# JD 770 TLB went missing



## bjepple (Oct 23, 2004)

Attention all TractorForum members:

Be on the lookout for my tractor. It was stolen Jan 31 from SW Indiana. Who knows where it might be but I doubt I will see it again. Tractor, loader, backhoe, and trailer. All stolen and it was even locked down. Really ticked me off. Had it for sale, was ready to get something bigger and now this. Has been reported to the police and is in their database as well as JD's missing equipment database and the national equipment registry so if you see anything questionable, law enforcement should be able to pull the serial numbers or I can supply them upon request.


----------



## mark777 (Jul 23, 2004)

bjepple, My heart goes out to you. 

Unfortunately, I'm in an area where equipment turns up missing often...and usually traced to Mexico. Sometimes they find trailers (and trucks) abandoned just this side of the border. I guess they just drive them across boldly and unchallenged.

Good luck and I hope they catch the bloody bastards!

Mark


----------



## Live Oak (Dec 22, 2003)

Sorry to hear such bad news and for you loss bjepple. We need to go back to hanging people for stealing like this. Seemed to put a damper on horse thieves back in the day. 

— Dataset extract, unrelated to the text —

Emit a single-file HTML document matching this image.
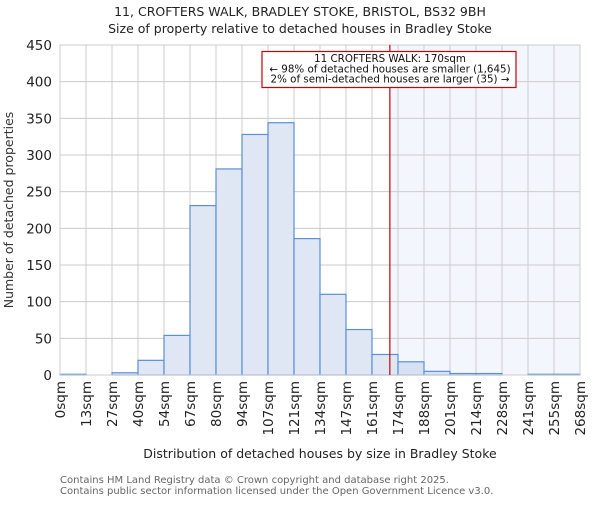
<!DOCTYPE html>
<html><head><meta charset="utf-8"><style>body{margin:0;background:#fff}svg{font-family:"DejaVu Sans","Liberation Sans",sans-serif}</style></head>
<body>
<svg id="chart" width="600" height="500" xmlns="http://www.w3.org/2000/svg">
<text x="300" y="16" text-anchor="middle" font-size="12.5" fill="#222">11, CROFTERS WALK, BRADLEY STOKE, BRISTOL, BS32 9BH</text>
<text x="300" y="33" text-anchor="middle" font-size="12.5" fill="#222">Size of property relative to detached houses in Bradley Stoke</text>
<g id="plot"></g>
<text x="320" y="458" text-anchor="middle" font-size="12.5" fill="#222">Distribution of detached houses by size in Bradley Stoke</text>
<text transform="translate(13,210) rotate(-90)" text-anchor="middle" font-size="12.5" fill="#333">Number of detached properties</text>
<text x="60" y="483" font-size="10" fill="#666">Contains HM Land Registry data © Crown copyright and database right 2025.</text>
<text x="60" y="494" font-size="10" fill="#666">Contains public sector information licensed under the Open Government Licence v3.0.</text>
</svg>
<script>
const binLabels=["0sqm","13sqm","27sqm","40sqm","54sqm","67sqm","80sqm","94sqm","107sqm","121sqm","134sqm","147sqm","161sqm","174sqm","188sqm","201sqm","214sqm","228sqm","241sqm","255sqm","268sqm"];
const counts=[1,0,3,20,54,231,281,328,344,186,110,62,28,18,5,2,2,0,1,1];
const yTicks=[0,50,100,150,200,250,300,350,400,450];
const binWidth=13.4;
const propertySize=170;
const NS="http://www.w3.org/2000/svg";
const L=60,R=580,T=45,B=375,yMax=450;
const nb=counts.length;
const xs=v=>L+(v/(binWidth*nb))*(R-L);
const xi=i=>L+i*(R-L)/nb;
const ys=v=>B-v/yMax*(B-T);
const g=document.getElementById('plot');
function mk(t,a){const e=document.createElementNS(NS,t);for(const k in a)e.setAttribute(k,a[k]);g.appendChild(e);return e;}
const px=xs(propertySize);
let sh=mk('rect',{x:px,y:T,width:R-px,height:B-T,fill:'#f4f6fd'});


yTicks.forEach(v=>{
 let l=mk('line',{x1:L,x2:R,y1:ys(v),y2:ys(v),stroke:'#cccccc','stroke-width':1});
 
 
 let t=mk('text',{x:L-8,y:ys(v)+5,'text-anchor':'end','font-size':13.5,fill:'#222'});
 t.textContent=v;
 
 
});
binLabels.forEach((s,i)=>{
 let l=mk('line',{x1:xi(i),x2:xi(i),y1:T,y2:B,stroke:'#cccccc','stroke-width':1});
 
 
 let t=mk('text',{transform:`translate(${xi(i)+5},381) rotate(-90)`,'text-anchor':'end','font-size':13.5,fill:'#222'});
 t.textContent=s;
 
 
});
counts.forEach((c,i)=>{
 if(c<=0)return;
 let r=mk('rect',{x:xi(i),y:ys(c),width:xi(i+1)-xi(i),height:B-ys(c),fill:xi(i)>=px?'#d7e1f3':'#dfe7f4',stroke:'#5b8fd6','stroke-width':1.2});
 
 
});
let ax=mk('rect',{x:L,y:T,width:R-L,height:B-T,fill:'none',stroke:'#cccccc'});


let ml=mk('line',{x1:px,x2:px,y1:T,y2:B,stroke:'#cc0000','stroke-width':1.2});


let box=mk('rect',{x:262,y:51.5,width:254,height:36,fill:'#fff',stroke:'#cc0000','stroke-width':1.2});


["11 CROFTERS WALK: 170sqm","← 98% of detached houses are smaller (1,645)","2% of semi-detached houses are larger (35) →"].forEach((s,k)=>{
 let t=mk('text',{x:390,y:62+k*10.3,'text-anchor':'middle','font-size':10.3,fill:'#111'});
 t.textContent=s;
 
 
});
</script>
</body></html>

Can you post your machines serial #'s for the tractor, loader, and backhoe? If I see any 770 equipment in my area, I will check it out. Might help someone identify your TLB.


----------



## bjepple (Oct 23, 2004)

Here are the serial numbers:
Tractor: M00770A002723
Loader: M00070C110209
Backhoe: M00007X170176

Thanks to all who are keeping their eyes peeled.


----------